EXERCISE DETAILS
Extract the first line of the entries below and every line after it up to the one containing "import matplotlib.pyplot as plt", both kept. Pictures are excluded.

EXERCISE INPUTS
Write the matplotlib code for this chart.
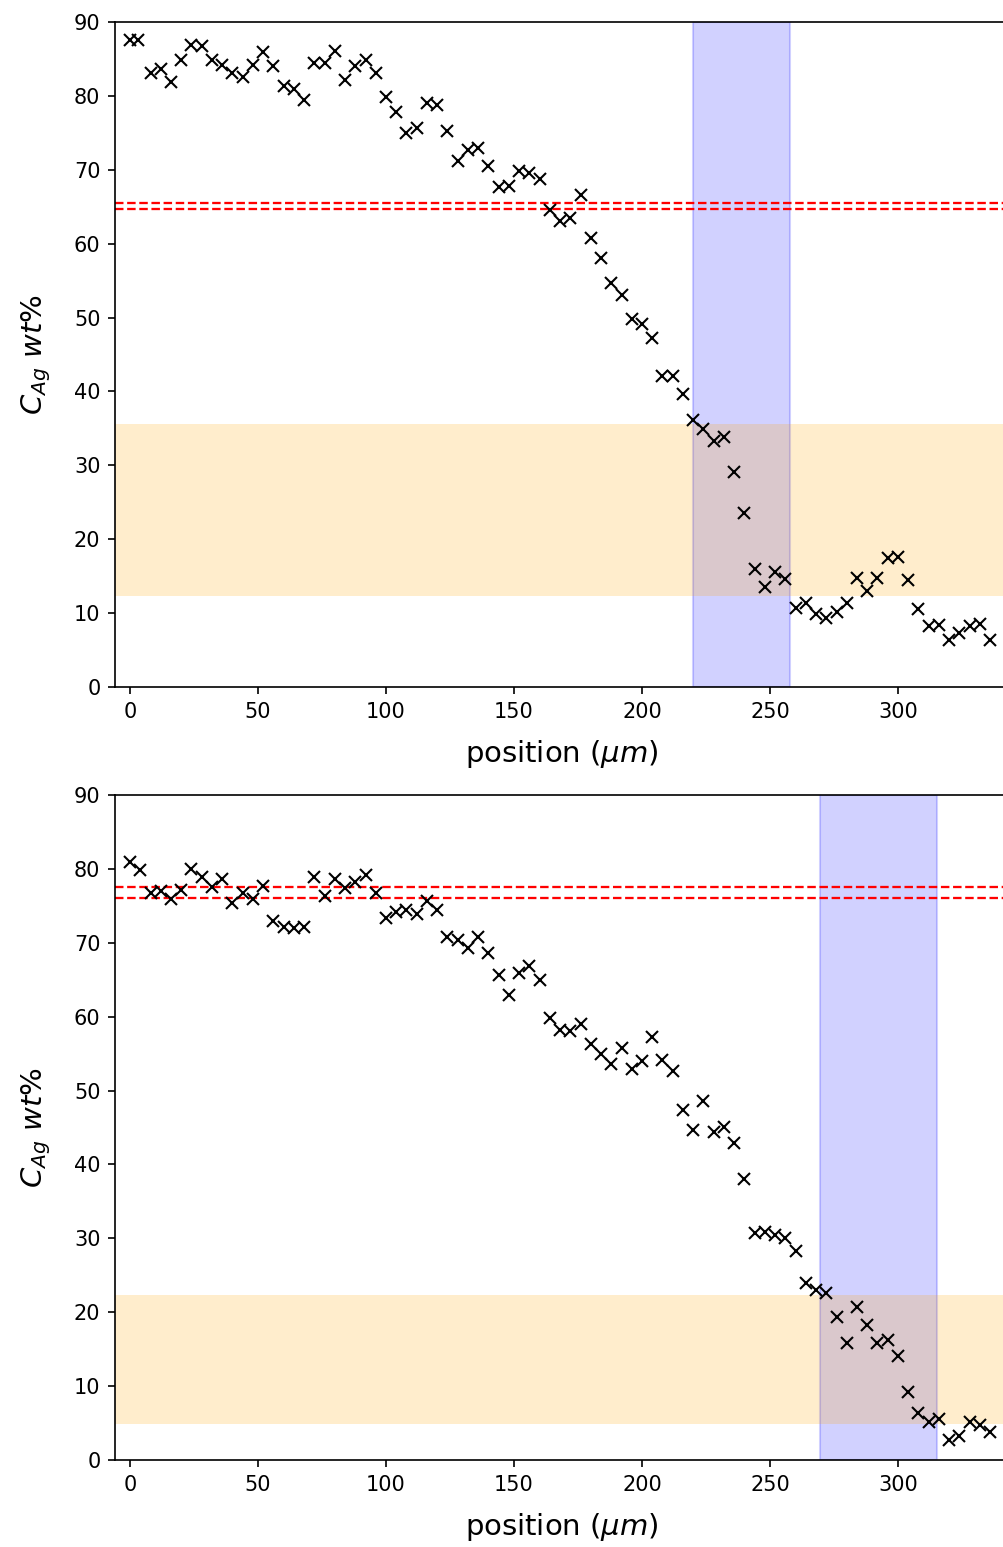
import numpy as np
import matplotlib
matplotlib.use("Agg")
import matplotlib.pyplot as plt

# perfil 1 : posições (um) e teor de Ag (wt%)
pos_1 = [0, 3, 8, 12, 16, 20, 24, 28, 32, 36, 40, 44, 48, 52, 56, 60, 64, 68,
         72, 76, 80, 84, 88, 92, 96, 100, 104, 108, 112, 116, 120, 124, 128,
         132, 136, 140, 144, 148, 152, 156, 160, 164, 168, 172, 176, 180, 184,
         188, 192, 196, 200, 204, 208, 212, 216, 220, 224, 228, 232, 236, 240,
         244, 248, 252, 256, 260, 264, 268, 272, 276, 280, 284, 288, 292, 296,
         300, 304, 308, 312, 316, 320, 324, 328, 332, 336]
c_ag_1 = [87.6, 87.6, 83.1, 83.7, 81.9, 84.8, 86.9, 86.7, 84.8, 84.2, 83.1,
          82.6, 84.2, 85.9, 84.0, 81.3, 80.9, 79.4, 84.4, 84.4, 86.1, 82.2,
          84.0, 84.8, 83.1, 79.8, 77.8, 75.0, 75.6, 79.0, 78.8, 75.3, 71.2,
          72.7, 72.9, 70.5, 67.7, 67.8, 69.8, 69.5, 68.8, 64.5, 63.0, 63.5,
          66.6, 60.7, 58.0, 54.7, 53.0, 49.8, 49.1, 47.2, 42.1, 42.1, 39.6,
          36.1, 34.9, 33.3, 33.9, 29.1, 23.5, 16.0, 13.5, 15.5, 14.6, 10.7,
          11.4, 9.9, 9.3, 10.1, 11.4, 14.7, 13.0, 14.7, 17.5, 17.6, 14.5,
          10.6, 8.3, 8.4, 6.4, 7.3, 8.2, 8.5, 6.4]

# perfil 2
pos_2 = [0, 4, 8, 12, 16, 20, 24, 28, 32, 36, 40, 44, 48, 52, 56, 60, 64, 68,
         72, 76, 80, 84, 88, 92, 96, 100, 104, 108, 112, 116, 120, 124, 128,
         132, 136, 140, 144, 148, 152, 156, 160, 164, 168, 172, 176, 180, 184,
         188, 192, 196, 200, 204, 208, 212, 216, 220, 224, 228, 232, 236, 240,
         244, 248, 252, 256, 260, 264, 268, 272, 276, 280, 284, 288, 292, 296,
         300, 304, 308, 312, 316, 320, 324, 328, 332, 336]
c_ag_2 = [81.0, 79.8, 76.7, 77.0, 75.9, 77.2, 80.0, 78.9, 77.6, 78.7, 75.4,
          76.7, 75.9, 77.7, 73.0, 72.2, 72.0, 72.2, 78.9, 76.4, 78.7, 77.4,
          78.2, 79.2, 76.7, 73.4, 74.2, 74.4, 73.9, 75.6, 74.4, 70.8, 70.4,
          69.3, 70.8, 68.6, 65.6, 62.9, 65.9, 66.9, 65.0, 59.8, 58.2, 58.0,
          59.0, 56.3, 54.9, 53.6, 55.7, 52.9, 54.0, 57.3, 54.1, 52.7, 47.4,
          44.7, 48.6, 44.4, 45.1, 42.9, 38.1, 30.7, 30.8, 30.4, 30.1, 28.3,
          24.0, 23.0, 22.6, 19.3, 15.8, 20.7, 18.3, 15.9, 16.3, 14.1, 9.2,
          6.4, 5.2, 5.6, 2.7, 3.2, 5.2, 4.7, 3.8]

# faixas: região da interface (x), faixa de composição (y), limites (linhas)
interface = [(220, 258), (269.5, 315.2)]
faixa_c = [(12.3, 35.6), (4.9, 22.3)]
limites = [(64.65, 65.5), (76.1, 77.6)]

fig = plt.figure(figsize=(1003 / 150, 1547 / 150), dpi=150)
caixas = [[0.1147, 0.5559, 0.8903, 0.4299],
          [0.1147, 0.0562, 0.8903, 0.4299]]

perfis = [(pos_1, c_ag_1), (pos_2, c_ag_2)]
for i, (pos, c) in enumerate(perfis):
    ax = fig.add_axes(caixas[i])
    ax.axvspan(*interface[i], color='blue', alpha=0.18)
    ax.axhspan(*faixa_c[i], color='orange', alpha=0.2, lw=0)
    for y in limites[i]:
        ax.axhline(y, color='r', linestyle='--', lw=1.1)
    ax.plot(pos, c, 'kx', markersize=6)
    ax.set_xlim(-5.86, 343)
    ax.set_ylim(0, 90)
    ax.spines['right'].set_visible(False)
    ax.set_xlabel(r"position ($\mu m$)", fontsize=14, labelpad=8)
    ax.set_ylabel(r"$C_{Ag}$ $wt\%$", fontsize=14, labelpad=10)

fig.savefig("out.png", dpi=150)
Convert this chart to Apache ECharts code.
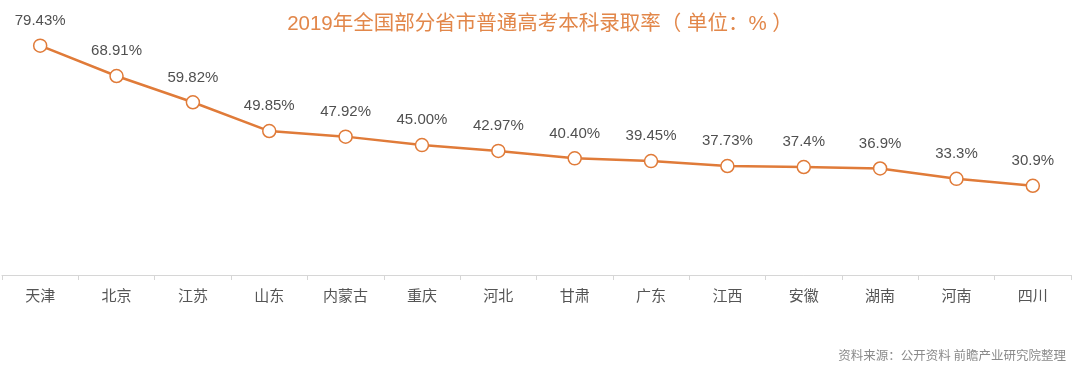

SOLUTION FOR THIS PROBLEM
Write the matplotlib code for this chart.
import numpy as np
import matplotlib
matplotlib.use("Agg")
import matplotlib.pyplot as plt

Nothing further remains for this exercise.